Puis la voix paniquée du père de Quinquin résonne dans la cour à la recherche de Dany. Quinquin et son père sortent de la grange et semblent désagréablement surpris de la présence du duo d’enquêteurs. Comme si cette réaction était une preuve supplémentaire, Weyden s’avance vers Dany et, dans un geste tant sublime qu’irrationnel, s’agenouille à ses pieds. Pour la première fois depuis le début de l’enquête, Weyden tient sa position, il est stable. Un plan d’ensemble donne alors la mesure de l’affrontement qui se profile : Carpentier en retrait, Quinquin et son père dressés, côte à côte, comme s’ils craignaient – peut-être – une pulsion violente de la part de Dany, celui-ci mains postées, après plusieurs incoercibles gesticulations, dans le dos, comme un enfant à qui l’on aurait ordonné de bien se tenir ou un suspect à qui l’on aurait mis les menottes et Weyden à ses pieds. La cour de ferme des Lebleu, comme le cimetière de Sad Hill de Le Bon, La Brute et le Truand, est alors le théâtre d’un triple duel et d’un ballet incertain dans lequel on ne peut présager des intentions et des rôles. Si Dany est le coupable, est-il protégé par son frère et son neveu ? Sont-ils complices ? Weyden a-t-il compris quelque chose qui a échappé au spectateur ? Comme dans la mise à mort finale d’un western, un silence, ici perturbé subrepticement non pas par le vent et les boules de Tumbleweed mais par les caquètements des poules, semble préparer un déchaînement de violence et, comme dans le film de Leone, la montée en tension est notamment assurée par l’alternance entre plan large et plan serré, entre l’arène et les combattants. Au plan d’ensemble succède ainsi un gros plan en contreplongée sur le visage de Dany qui le crédibilise en tant que menace [Fig. 39].
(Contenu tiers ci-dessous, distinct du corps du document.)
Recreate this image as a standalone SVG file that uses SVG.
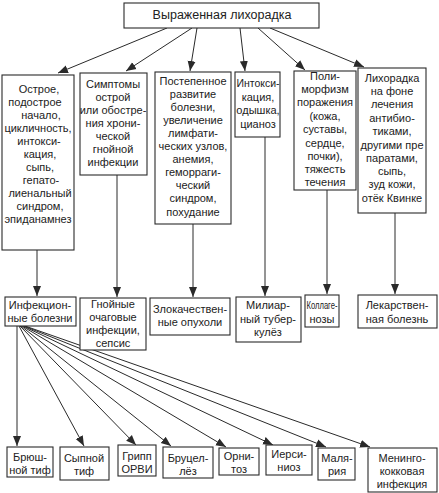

Weyden pointe Quinquin et son père comme le cow-boy réglerait la mire, puis les informe d’un nouveau meurtre (celui de Mme Campin) tout en restant à genoux. Weyden semble ne pas vouloir lâcher sa proie et, en demeurant à ses pieds, s’assurer de tenir définitivement le coupable. Mais c’est plus tard dans la séquence et par un échange de regards, en champ-contrechamp et en gros plans, que Van Der Weyden et Dany s’affrontent. L’échelle de plan se resserre sur les yeux rougis du commandant et sur le regard ahuri de Dany, le premier jaugeant l’autre d’un air soupçonneux. Que vaut à Weyden cette émotion ? La vérité lui apparaît-elle dans les yeux de Dany ? A-t-il peur d’elle ? La théorie d’une violence pulsionnelle chez ce personnage s’est entre temps renforcée puisqu’au retour de Weyden dans la cour, Carpentier est pris au piège de Dany qui lui serre très fort le bras. Il est alors impossible de savoir quelles sont ses intentions et de cerner la nature de l’accolade (est-ce pour jouer ou pour faire mal?). La réaction énigmatique de Van Der Weyden ne nous aidera pas davantage car, après avoir enjoint son coéquipier à passer les menottes à Dany et avertit de ne pas se laisser « faire exterminer » car se situant « dans les ondes du démon », il s’en va en toute hâte et confesse, en partant de la cour, qu’il « rigole ». Pourquoi quitter la cour s’il est convaincu que Dany est le meurtrier ? Était-ce simplement une blague ? La même ambivalence se retrouve dans le scénario :
Roger Van Der Weyden plongea dans les pupilles de Dany, il vit ce qu’il vit : les extrémités filandreuses de sa condition, le fondement, le dormition et les ombres de l’enfer qu’était l’homme, le démon. Mais, à force, à l’accoutumance des ténèbres à la persistance rétinienne, il y vit la transfiguration d’une lueur infime qui irradia son spectre et le nimba d’hermine.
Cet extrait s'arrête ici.